By Marianne Wilson - 04/15/2020
Best Buy storefront

Best Buy is furloughing about 51,000 hourly store employees, including nearly all part-timers, as it seeks to reduce costs during the COVID-19 pandemic. 

The consumer electronics giant said it is keeping approximately 82% of its full-time store and field employees on its payroll, including the vast majority of in-home advisors and Geek Squad agents. The furloughed employees, which include nearly all part-timers, will retain their health benefits at no cost to them for a minimum of three months. (Best Buy had nearly 125,000 full-time, part-time and seasonal employees in the U.S., Canada and Mexico, at the end of fiscal 2020, according to an annual filing.)

Also, beginning April 19, some Best Buy corporate employees are voluntarily reducing work weeks and pay and taking voluntary furloughs. From then until at least Sept. 1, CEO Corie Barry will take half her base salary, executives reporting directly to her will take a 20% cut, and board members will take 50% of their retainer fees. The company is also suspending its 401(k) matching program. (See end of article for other new cost-saving measures announced by Best Buy.) 

Sales Update

The consumer electronics giant said its quarter-to-date sales through March 20 were up 4%, ahead of expectations. Sales surged 25% in the eight-day period ended March 20 amid increased demand across products that people need to work or learn from home, as well as products that allow people to freeze food.

 Best Buy said it continues to experienced heightened demand for those products, along with gaming products.
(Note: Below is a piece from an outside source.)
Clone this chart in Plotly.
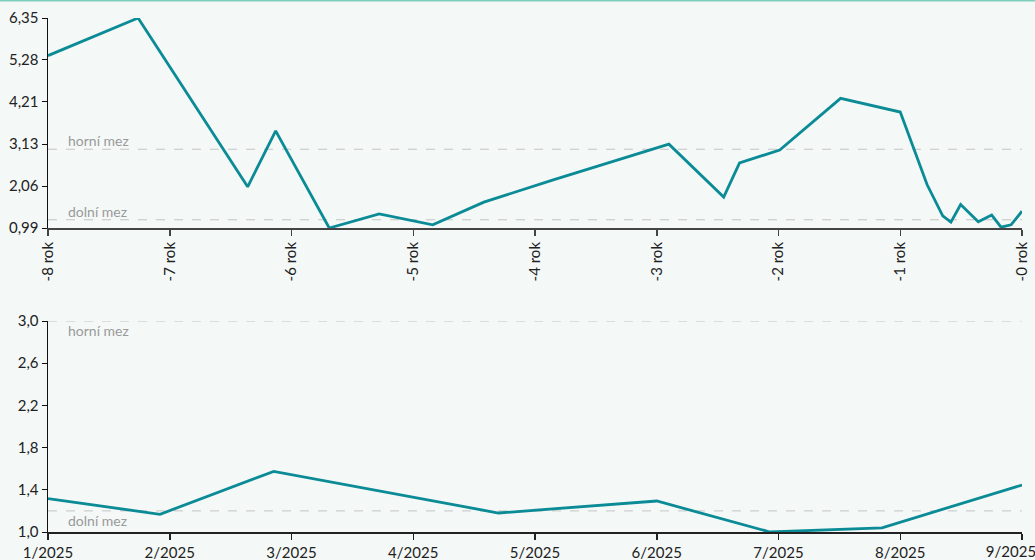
import plotly.graph_objects as go
from plotly.subplots import make_subplots

# ---- data: top chart (last 8 years) ----
top_x = [-8.0, -7.26, -6.36, -6.13, -5.69, -5.28, -4.84, -4.42, -3.85, -2.90,
         -2.45, -2.32, -1.99, -1.49, -1.0, -0.78, -0.651, -0.584, -0.504,
         -0.359, -0.249, -0.172, -0.090, 0.0]
top_y = [5.39, 6.35, 2.04, 3.47, 0.99, 1.35, 1.07, 1.65, 2.22, 3.13,
         1.78, 2.65, 2.98, 4.30, 3.95, 2.10, 1.30, 1.14, 1.59,
         1.15, 1.32, 1.01, 1.07, 1.42]
top_tickvals = [-8, -7, -6, -5, -4, -3, -2, -1, 0]
top_ticktext = ["-8 rok", "-7 rok", "-6 rok", "-5 rok", "-4 rok", "-3 rok", "-2 rok", "-1 rok", "-0 rok"]
top_yticks = [0.99, 2.06, 3.13, 4.21, 5.28, 6.35]
top_yticktext = ["0,99", "2,06", "3,13", "4,21", "5,28", "6,35"]

# ---- data: bottom chart (2025 months) ----
bot_x = [0.0, 0.92, 1.854, 3.70, 5.0, 5.93, 6.85, 8.0]
bot_y = [1.316, 1.168, 1.575, 1.18, 1.294, 1.0, 1.04, 1.445]
bot_tickvals = [0, 1, 2, 3, 4, 5, 6, 7, 8]
bot_ticktext = ["1/2025", "2/2025", "3/2025", "4/2025", "5/2025", "6/2025", "7/2025", "8/2025", "9/2025"]
bot_yticks = [1.0, 1.4, 1.8, 2.2, 2.6, 3.0]
bot_yticktext = ["1,0", "1,4", "1,8", "2,2", "2,6", "3,0"]

upper_limit = 3.0
lower_limit = 1.2
limit_labels = ["horní mez", "dolní mez"]

LINE = "#0a8b96"
BG = "#f4f8f7"
FONT = "Source Sans Pro, Lato, Noto Sans, sans-serif"

fig = make_subplots(rows=2, cols=1, vertical_spacing=0.0)
fig.add_trace(go.Scatter(x=top_x, y=top_y, mode="lines",
                         line=dict(color=LINE, width=2.8), showlegend=False,
                         hoverinfo="skip"), row=1, col=1)
fig.add_trace(go.Scatter(x=bot_x, y=bot_y, mode="lines",
                         line=dict(color=LINE, width=2.8), showlegend=False,
                         hoverinfo="skip"), row=2, col=1)
# helper trace so the overlay axis carrying the last month label is drawn
fig.add_trace(go.Scatter(x=bot_x[-1:], y=bot_y[-1:], mode="lines",
                         line=dict(color=LINE, width=0), showlegend=False,
                         hoverinfo="skip", xaxis="x3", yaxis="y2"))

axis_common = dict(showgrid=False, zeroline=False, showline=True,
                   ticks="outside", tickfont=dict(size=15, color="#222"),
                   fixedrange=True, automargin=False, ticklabeloverflow="allow")

# main bottom axis: all ticks, last label moved to an overlay axis so it can shift left
main_bot_text = bot_ticktext[:-1] + [""]

fig.update_layout(
    width=1035, height=560,
    margin=dict(l=48, r=13, t=18, b=28),
    paper_bgcolor=BG, plot_bgcolor=BG,
    font=dict(family=FONT, color="#222"),
    separators=", ",
    xaxis=dict(domain=[0, 1], range=[-8, 0], tickvals=top_tickvals,
               ticktext=top_ticktext, tickangle=-90, linecolor="#444",
               linewidth=2, tickcolor="#444", ticklen=6, tickwidth=1.5,
               anchor="y", **axis_common),
    yaxis=dict(domain=[304 / 514, 1], range=[0.99, 6.35], tickvals=top_yticks,
               ticktext=top_yticktext, linecolor="#111", linewidth=1.5,
               tickcolor="#111", ticklen=5, tickwidth=1, anchor="x",
               **axis_common),
    xaxis2=dict(domain=[0, 1], range=[0, 8], tickvals=bot_tickvals,
                ticktext=main_bot_text, tickangle=0, linecolor="#222",
                linewidth=1.5, tickcolor="#222", ticklen=6, tickwidth=1.5,
                anchor="y2", **axis_common),
    xaxis3=dict(domain=[0, 1], range=[0, 8], overlaying="x2", anchor="y2",
                side="bottom", tickvals=bot_tickvals[-1:], ticktext=bot_ticktext[-1:],
                tickangle=0, showline=False, showgrid=False, zeroline=False,
                ticks="outside", ticklen=6, tickcolor="rgba(0,0,0,0)",
                tickfont=dict(size=15, color="#222"), ticklabelshift=-11,
                fixedrange=True, automargin=False, ticklabeloverflow="allow"),
    yaxis2=dict(domain=[0, 211 / 514], range=[1.0, 3.0], tickvals=bot_yticks,
                ticktext=bot_yticktext, linecolor="#111", linewidth=1.5,
                tickcolor="#111", ticklen=5, tickwidth=1, anchor="x2",
                **axis_common),
)

shapes = []
for yref in ["y", "y2"]:
    for val in [upper_limit, lower_limit]:
        shapes.append(dict(type="line", xref=("x domain" if yref == "y" else "x2 domain"),
                           yref=yref, x0=0, x1=1, y0=val, y1=val,
                           line=dict(color="#c4c4c4", width=1, dash="dash"),
                           layer="below"))
# thin teal border along the top of the figure
shapes.append(dict(type="line", xref="paper", yref="paper", x0=-0.06, x1=1.02,
                   y0=1 + 17.5 / 514, y1=1 + 17.5 / 514,
                   line=dict(color="#7fcfbf", width=2)))
fig.update_layout(shapes=shapes)

ann_font = dict(size=14, color="#9a9a9a", family=FONT)
annotations = [
    dict(xref="x domain", yref="y", x=0.018, y=upper_limit, text=limit_labels[0],
         xanchor="left", yanchor="bottom", showarrow=False, font=ann_font, yshift=-2),
    dict(xref="x domain", yref="y", x=0.018, y=lower_limit, text=limit_labels[1],
         xanchor="left", yanchor="bottom", showarrow=False, font=ann_font, yshift=-2),
    dict(xref="x2 domain", yref="y2", x=0.018, y=upper_limit, text=limit_labels[0],
         xanchor="left", yanchor="top", showarrow=False, font=ann_font, yshift=1),
    dict(xref="x2 domain", yref="y2", x=0.018, y=lower_limit, text=limit_labels[1],
         xanchor="left", yanchor="top", showarrow=False, font=ann_font, yshift=1),
]
fig.update_layout(annotations=annotations)

fig.write_html(
    "out.html",
    config={"displayModeBar": False, "staticPlot": True},
    post_script="document.body.style.margin='0';document.body.style.overflow='hidden';",
)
But year-over-year sales fell  30% from March 21, when the company closed all its domestic stores to customer traffic and pivoted to a temporary curbside pickup model as a safety measure for employees and customers. (Orders can also be shipped directly to homes.) 

Best Buy’s online sales in the U.S. are up more than 250% over the year-ago period. About half of the online sales were picked up at its stores.

“We have retained approximately 70% of our sales compared to last year since moving to our enhanced curbside service model, said Best Buy CEO Corie Barry. “This is a testament to the strength of our multi-channel capabilities – as our domestic online sales are up over 250% and approximately 50% of these sales are from customers choosing to pick up their products at our stores since moving to our curbside service model.”

Barry noted that there is still a great deal of uncertainty, particularly as it relates to depth and duration of store closures and consumer confidence over time. She added that the company hopes to resume making in-home deliveries, installations and repairs — which were suspended at the same time as stores were closed — in the “near future.” 

"We are also preparing to re-open stores to customers as soon as it is safe to do so, with timing likely to vary at state and local levels,” she said.

Other measures taken by Best Buy to minimize financial fallout from the COVID-19 breakout include:

  • Lowering merchandise receipts to match demand with a focus on essential items for our customers;
  • Extending payment terms in partnership with key merchandising vendors;
  • Reducing promotional and marketing spend aligned to temporary operating model; and,
  • Lowering capital spend to focus on mandatory maintenance or high-value strategic areas.

Best Buy has partnered with its founder Dick Schulze to establish a $10 million employee assistance fund, available to all part- and full-time hourly employees who have been with the company longer than one year. Best Buy and Schulze shared equally in the creation of the fund and the company’s portion was paid by repurposing the majority of its annual corporate giving budget.